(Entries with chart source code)

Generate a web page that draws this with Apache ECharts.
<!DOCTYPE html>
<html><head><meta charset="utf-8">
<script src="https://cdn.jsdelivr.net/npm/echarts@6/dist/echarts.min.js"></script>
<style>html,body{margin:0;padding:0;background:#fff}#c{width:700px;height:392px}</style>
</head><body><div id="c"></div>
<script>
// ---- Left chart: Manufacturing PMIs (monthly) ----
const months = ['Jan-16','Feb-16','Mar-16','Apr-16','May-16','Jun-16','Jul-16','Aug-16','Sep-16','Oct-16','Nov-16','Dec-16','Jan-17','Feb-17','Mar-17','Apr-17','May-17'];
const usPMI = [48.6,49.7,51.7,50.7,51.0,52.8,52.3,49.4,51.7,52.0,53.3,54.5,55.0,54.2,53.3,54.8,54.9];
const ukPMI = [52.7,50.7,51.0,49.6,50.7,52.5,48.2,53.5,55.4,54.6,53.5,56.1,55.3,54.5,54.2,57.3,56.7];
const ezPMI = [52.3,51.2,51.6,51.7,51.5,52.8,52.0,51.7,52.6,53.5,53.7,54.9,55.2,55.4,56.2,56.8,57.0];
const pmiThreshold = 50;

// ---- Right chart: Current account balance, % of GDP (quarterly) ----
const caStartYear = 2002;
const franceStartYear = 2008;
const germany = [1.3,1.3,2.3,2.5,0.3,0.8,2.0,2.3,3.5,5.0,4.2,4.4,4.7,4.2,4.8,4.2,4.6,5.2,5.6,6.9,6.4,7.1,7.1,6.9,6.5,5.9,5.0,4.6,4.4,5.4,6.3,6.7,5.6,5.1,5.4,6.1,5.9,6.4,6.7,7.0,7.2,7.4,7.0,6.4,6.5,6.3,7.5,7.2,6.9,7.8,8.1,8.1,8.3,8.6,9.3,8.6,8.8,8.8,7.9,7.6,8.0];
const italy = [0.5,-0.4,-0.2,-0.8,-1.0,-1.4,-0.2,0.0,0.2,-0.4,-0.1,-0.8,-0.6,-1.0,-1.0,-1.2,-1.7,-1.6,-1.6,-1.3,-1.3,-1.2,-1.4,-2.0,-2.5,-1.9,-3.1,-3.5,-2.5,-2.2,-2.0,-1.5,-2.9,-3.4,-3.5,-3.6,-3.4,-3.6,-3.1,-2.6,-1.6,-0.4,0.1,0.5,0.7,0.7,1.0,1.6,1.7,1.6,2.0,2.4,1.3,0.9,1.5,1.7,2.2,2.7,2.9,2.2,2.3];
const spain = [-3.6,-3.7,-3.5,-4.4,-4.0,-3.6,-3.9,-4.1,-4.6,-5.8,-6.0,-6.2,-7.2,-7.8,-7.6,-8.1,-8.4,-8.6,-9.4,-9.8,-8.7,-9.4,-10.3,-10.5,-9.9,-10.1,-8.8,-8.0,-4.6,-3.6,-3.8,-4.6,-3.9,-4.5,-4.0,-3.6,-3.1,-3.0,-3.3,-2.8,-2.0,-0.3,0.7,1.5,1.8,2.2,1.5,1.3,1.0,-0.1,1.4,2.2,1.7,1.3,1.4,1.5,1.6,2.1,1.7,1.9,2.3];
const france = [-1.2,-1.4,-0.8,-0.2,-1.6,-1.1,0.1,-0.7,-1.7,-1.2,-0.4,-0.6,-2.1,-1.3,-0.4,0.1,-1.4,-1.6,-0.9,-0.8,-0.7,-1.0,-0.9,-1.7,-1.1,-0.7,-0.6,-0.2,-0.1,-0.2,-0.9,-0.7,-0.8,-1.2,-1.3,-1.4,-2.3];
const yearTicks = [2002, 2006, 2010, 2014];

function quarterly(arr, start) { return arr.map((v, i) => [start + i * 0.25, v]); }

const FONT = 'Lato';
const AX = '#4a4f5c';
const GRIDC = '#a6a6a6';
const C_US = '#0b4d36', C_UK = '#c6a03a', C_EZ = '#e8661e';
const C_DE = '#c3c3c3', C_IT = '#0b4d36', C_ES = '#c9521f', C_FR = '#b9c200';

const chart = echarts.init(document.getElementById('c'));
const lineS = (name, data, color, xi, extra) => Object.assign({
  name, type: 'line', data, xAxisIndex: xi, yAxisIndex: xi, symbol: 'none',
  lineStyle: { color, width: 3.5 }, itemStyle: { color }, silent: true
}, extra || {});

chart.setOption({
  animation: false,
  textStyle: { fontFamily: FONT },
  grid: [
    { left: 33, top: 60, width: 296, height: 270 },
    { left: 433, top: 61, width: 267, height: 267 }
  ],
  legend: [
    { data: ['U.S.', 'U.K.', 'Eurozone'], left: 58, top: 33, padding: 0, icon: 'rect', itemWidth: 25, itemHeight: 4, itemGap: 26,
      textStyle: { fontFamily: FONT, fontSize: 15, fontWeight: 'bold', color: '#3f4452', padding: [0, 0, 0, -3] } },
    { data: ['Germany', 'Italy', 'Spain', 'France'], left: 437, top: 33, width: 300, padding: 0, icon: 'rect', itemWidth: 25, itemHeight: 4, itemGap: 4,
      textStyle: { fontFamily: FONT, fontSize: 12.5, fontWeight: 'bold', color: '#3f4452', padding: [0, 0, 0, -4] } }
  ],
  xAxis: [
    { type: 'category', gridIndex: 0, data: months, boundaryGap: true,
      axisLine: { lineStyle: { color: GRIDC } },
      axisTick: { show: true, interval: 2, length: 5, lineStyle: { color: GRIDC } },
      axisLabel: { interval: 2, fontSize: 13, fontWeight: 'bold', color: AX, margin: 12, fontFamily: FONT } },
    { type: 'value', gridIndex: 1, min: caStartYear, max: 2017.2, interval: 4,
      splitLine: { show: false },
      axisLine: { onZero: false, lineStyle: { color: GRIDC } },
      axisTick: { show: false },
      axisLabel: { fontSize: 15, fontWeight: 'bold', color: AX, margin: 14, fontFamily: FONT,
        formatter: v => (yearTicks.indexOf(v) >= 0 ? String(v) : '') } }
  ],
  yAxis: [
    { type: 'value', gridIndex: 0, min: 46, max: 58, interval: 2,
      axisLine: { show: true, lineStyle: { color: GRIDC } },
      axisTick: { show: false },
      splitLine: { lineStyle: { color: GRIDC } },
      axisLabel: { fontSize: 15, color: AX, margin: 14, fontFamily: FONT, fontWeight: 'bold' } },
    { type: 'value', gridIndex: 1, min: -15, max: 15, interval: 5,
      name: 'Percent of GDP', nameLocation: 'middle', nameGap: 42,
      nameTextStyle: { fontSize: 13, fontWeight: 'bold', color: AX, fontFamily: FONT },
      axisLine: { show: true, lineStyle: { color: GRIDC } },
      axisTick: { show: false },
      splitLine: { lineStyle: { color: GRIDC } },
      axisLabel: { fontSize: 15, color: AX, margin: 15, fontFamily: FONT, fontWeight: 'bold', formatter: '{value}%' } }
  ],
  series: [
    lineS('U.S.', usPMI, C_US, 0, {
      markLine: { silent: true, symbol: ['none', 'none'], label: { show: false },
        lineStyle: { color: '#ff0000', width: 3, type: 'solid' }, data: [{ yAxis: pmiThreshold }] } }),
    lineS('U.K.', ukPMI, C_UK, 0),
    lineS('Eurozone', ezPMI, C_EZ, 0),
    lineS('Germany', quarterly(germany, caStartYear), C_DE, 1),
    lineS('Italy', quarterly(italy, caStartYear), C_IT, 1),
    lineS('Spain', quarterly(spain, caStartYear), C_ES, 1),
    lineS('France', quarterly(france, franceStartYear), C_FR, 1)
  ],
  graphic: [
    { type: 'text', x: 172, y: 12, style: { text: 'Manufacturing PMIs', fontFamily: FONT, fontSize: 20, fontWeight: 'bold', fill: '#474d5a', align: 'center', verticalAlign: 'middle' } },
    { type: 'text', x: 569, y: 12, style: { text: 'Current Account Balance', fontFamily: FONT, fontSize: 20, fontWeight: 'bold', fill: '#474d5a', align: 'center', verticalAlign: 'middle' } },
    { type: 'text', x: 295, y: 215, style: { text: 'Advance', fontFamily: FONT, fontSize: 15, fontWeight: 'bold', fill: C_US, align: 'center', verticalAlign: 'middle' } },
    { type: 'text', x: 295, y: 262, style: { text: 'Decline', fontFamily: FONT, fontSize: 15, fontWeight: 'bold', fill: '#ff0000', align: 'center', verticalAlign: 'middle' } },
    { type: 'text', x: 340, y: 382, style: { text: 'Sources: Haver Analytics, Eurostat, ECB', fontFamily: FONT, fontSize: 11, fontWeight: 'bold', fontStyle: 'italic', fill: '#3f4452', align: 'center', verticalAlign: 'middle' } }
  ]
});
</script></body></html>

...

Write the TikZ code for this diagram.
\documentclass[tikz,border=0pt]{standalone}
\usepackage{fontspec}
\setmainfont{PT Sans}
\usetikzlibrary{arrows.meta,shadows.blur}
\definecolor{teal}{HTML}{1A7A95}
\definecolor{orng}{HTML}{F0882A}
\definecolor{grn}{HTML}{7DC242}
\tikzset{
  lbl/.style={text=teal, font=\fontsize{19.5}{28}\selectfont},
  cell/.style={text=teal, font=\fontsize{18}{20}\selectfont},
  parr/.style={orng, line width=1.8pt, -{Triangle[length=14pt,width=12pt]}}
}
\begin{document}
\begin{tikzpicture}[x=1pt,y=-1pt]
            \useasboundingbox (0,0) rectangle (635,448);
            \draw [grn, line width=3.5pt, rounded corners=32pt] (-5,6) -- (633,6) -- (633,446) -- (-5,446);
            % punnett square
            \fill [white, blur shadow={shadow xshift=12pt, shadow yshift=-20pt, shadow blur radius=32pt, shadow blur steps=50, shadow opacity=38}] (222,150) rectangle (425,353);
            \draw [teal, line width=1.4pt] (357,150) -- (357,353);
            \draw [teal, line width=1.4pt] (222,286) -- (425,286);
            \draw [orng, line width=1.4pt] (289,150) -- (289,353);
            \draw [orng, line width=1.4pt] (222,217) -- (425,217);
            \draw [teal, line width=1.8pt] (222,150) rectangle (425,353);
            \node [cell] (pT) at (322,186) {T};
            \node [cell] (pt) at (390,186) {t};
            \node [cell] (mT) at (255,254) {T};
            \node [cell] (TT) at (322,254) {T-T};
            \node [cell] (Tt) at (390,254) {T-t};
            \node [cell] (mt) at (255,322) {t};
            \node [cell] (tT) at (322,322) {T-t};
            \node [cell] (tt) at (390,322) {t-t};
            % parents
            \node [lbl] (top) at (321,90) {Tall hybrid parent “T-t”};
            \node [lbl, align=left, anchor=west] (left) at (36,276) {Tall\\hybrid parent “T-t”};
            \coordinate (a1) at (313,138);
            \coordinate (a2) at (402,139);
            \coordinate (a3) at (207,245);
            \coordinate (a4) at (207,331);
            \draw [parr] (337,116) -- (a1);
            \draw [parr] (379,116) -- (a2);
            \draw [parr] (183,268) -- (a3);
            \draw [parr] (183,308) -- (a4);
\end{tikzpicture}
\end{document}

--

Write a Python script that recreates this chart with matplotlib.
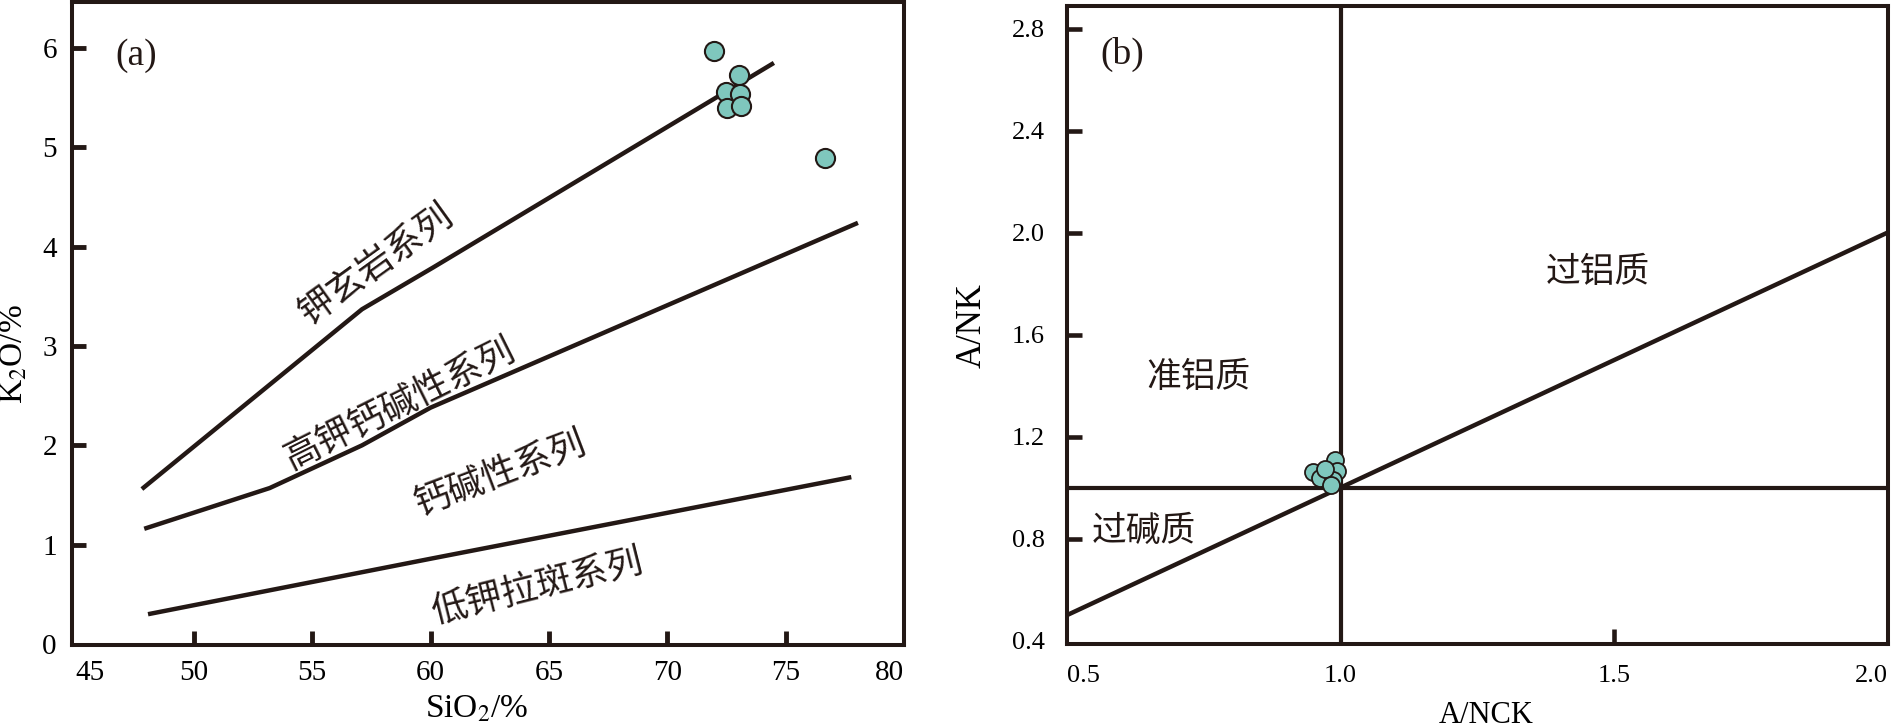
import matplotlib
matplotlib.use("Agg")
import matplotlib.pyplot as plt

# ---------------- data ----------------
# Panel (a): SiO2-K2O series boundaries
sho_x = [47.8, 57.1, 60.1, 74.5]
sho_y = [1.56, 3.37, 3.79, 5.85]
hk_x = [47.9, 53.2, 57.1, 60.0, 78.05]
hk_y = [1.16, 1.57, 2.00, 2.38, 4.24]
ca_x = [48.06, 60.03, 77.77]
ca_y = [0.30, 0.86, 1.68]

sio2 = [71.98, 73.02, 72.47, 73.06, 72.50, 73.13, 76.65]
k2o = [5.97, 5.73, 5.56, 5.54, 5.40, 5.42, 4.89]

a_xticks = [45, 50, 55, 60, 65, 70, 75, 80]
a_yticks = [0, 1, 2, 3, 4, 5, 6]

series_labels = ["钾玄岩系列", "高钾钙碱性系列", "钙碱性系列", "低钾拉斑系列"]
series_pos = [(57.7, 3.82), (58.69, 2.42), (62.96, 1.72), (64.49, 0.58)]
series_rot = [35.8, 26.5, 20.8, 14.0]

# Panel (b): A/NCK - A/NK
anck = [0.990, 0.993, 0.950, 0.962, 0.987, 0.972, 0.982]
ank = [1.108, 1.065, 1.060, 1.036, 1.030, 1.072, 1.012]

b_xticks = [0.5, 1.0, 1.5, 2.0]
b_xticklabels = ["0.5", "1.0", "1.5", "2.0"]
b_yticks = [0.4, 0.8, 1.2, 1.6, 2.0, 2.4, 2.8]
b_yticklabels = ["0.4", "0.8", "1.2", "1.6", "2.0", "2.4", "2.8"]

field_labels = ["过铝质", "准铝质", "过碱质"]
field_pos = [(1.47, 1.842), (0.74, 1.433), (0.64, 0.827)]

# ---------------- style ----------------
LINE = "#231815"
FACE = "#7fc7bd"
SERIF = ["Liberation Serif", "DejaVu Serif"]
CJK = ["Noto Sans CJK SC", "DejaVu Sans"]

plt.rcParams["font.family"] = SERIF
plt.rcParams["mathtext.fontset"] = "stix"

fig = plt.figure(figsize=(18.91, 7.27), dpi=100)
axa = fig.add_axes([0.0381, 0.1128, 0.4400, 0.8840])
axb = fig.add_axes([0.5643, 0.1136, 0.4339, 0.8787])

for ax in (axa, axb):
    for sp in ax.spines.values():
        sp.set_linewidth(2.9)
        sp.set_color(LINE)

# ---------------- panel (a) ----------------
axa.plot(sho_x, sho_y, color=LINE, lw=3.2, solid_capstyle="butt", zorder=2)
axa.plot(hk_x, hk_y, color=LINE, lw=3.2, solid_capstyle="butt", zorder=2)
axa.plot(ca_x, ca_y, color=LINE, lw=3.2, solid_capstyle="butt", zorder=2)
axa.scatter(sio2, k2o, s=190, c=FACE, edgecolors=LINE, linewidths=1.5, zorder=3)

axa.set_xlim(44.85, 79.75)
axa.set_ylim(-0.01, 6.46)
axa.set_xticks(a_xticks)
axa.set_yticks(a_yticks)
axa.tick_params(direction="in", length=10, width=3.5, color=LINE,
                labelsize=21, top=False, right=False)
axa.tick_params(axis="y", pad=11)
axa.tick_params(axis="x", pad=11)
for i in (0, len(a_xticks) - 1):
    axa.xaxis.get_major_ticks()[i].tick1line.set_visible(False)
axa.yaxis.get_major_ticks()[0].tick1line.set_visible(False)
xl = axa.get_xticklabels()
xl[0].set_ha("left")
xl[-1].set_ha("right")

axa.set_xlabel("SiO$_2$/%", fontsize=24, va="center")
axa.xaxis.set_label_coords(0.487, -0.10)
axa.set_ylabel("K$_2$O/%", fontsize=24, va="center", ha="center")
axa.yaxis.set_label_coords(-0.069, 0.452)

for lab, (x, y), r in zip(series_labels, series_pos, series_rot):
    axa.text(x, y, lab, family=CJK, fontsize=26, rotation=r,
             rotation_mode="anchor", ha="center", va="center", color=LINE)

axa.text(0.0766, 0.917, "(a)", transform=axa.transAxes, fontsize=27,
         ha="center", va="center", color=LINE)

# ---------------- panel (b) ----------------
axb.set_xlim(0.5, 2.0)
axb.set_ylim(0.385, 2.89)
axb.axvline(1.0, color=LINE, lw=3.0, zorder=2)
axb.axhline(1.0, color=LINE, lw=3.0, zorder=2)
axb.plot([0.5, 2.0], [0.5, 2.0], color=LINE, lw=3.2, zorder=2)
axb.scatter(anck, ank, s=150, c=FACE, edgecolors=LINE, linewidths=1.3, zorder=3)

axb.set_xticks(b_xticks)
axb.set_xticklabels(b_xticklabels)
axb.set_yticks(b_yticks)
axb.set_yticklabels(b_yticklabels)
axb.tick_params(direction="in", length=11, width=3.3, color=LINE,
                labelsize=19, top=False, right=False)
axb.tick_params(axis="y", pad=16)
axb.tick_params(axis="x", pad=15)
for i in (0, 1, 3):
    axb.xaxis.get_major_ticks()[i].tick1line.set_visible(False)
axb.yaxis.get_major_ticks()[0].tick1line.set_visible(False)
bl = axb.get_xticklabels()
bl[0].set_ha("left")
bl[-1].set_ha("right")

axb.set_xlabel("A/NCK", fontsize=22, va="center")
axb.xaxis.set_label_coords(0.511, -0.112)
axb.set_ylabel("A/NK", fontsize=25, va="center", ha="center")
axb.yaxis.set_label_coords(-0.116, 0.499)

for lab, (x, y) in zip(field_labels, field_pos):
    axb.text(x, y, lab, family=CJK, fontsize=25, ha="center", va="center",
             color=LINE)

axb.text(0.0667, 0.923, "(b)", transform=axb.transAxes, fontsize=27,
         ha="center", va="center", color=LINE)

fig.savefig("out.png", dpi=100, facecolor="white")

**TASK REQUIREMENTS:**
In the listing above, find each line with the word "this" and copy it.

**ANSWER FOR THE TASK:**
Generate a web page that draws this with Apache ECharts.
Write the TikZ code for this diagram.
Write a Python script that recreates this chart with matplotlib.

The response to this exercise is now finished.